For years, managing a charity was seen as a way of earning your reward in heaven. It needed to be, because the financial rewards on earth were usually negligible. Chief executives traditionally emerged via one of two main routes, as founders of the charity or pursuing a second career upon retirement from the armed services.
The first, while generally ensuring a continuity of vision, has had varied results. Some founders were able to unite passion with management nous and forge forward. Others, however, encountered traumatic challenges and were forced out.
The second route made the most of the skills learned within a structured military environment, emphasising obedience, clarity of purpose and single-minded pursuit of an objective.

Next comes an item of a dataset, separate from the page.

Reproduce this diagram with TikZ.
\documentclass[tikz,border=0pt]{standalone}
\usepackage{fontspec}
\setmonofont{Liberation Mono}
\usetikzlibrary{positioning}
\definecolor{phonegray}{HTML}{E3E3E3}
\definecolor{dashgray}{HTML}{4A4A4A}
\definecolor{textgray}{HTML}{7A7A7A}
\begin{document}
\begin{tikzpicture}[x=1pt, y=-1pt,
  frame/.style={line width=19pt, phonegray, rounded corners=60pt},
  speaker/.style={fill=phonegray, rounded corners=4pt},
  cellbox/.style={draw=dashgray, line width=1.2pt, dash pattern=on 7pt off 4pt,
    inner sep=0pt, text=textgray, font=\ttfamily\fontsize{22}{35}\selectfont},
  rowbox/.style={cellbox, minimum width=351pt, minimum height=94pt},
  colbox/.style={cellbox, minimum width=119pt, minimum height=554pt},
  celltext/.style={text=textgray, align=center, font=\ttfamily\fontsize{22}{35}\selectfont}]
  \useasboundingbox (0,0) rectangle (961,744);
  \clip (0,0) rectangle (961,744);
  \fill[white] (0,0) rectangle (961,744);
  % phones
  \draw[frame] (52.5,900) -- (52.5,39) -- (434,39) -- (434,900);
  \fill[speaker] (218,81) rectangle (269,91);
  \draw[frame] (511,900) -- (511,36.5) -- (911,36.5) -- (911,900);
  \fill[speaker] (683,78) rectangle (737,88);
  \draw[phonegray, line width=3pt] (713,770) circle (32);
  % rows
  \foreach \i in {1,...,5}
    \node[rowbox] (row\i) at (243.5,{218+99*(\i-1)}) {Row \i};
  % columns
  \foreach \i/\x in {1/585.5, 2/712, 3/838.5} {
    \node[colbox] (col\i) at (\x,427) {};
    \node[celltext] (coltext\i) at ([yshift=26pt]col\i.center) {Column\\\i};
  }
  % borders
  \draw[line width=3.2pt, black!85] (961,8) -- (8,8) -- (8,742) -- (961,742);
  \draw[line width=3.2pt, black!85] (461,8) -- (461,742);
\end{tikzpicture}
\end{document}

In the past 10 years, the sector has undergone a massive transformation and the opportunities and demands on chief executives have altered beyond recognition. The onslaught of the "contract culture", the resulting growth in charities as service providers, better salaries plus political agendas about active citizenship and corporate social responsibility have produced a need for chief executives with a complex range of skills.
Now, again, we see two main routes to the chief executive's role. There is a steady stream of people leaving the private and public sectors, transferring their skills to the voluntary sector because they want to make a difference.

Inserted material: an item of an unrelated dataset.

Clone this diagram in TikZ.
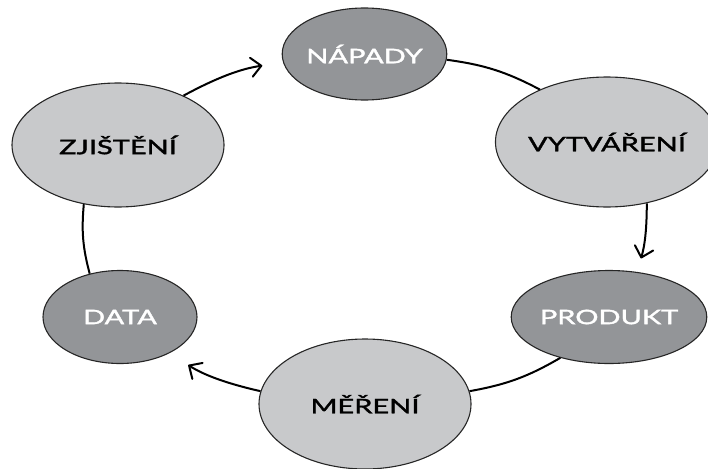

And the voluntary sector is increasingly "growing its own". A realistic career structure is developing with high-quality chief executives from the grassroots of the sector. More people are planning their development profiles and there is a growth in accredited voluntary-sector management courses.
It would be nice to see chief executives from the voluntary sector increasingly move across to the private and public sectors. All sectors would benefit. However, for this to be true two-way traffic, the voluntary sector has to invest in identifying and growing its rising stars. The private and public sectors need to recognise the value of management and leadership skills emerging from the voluntary sector, and the Government must think again about the need for a Voluntary Sector Skills Council.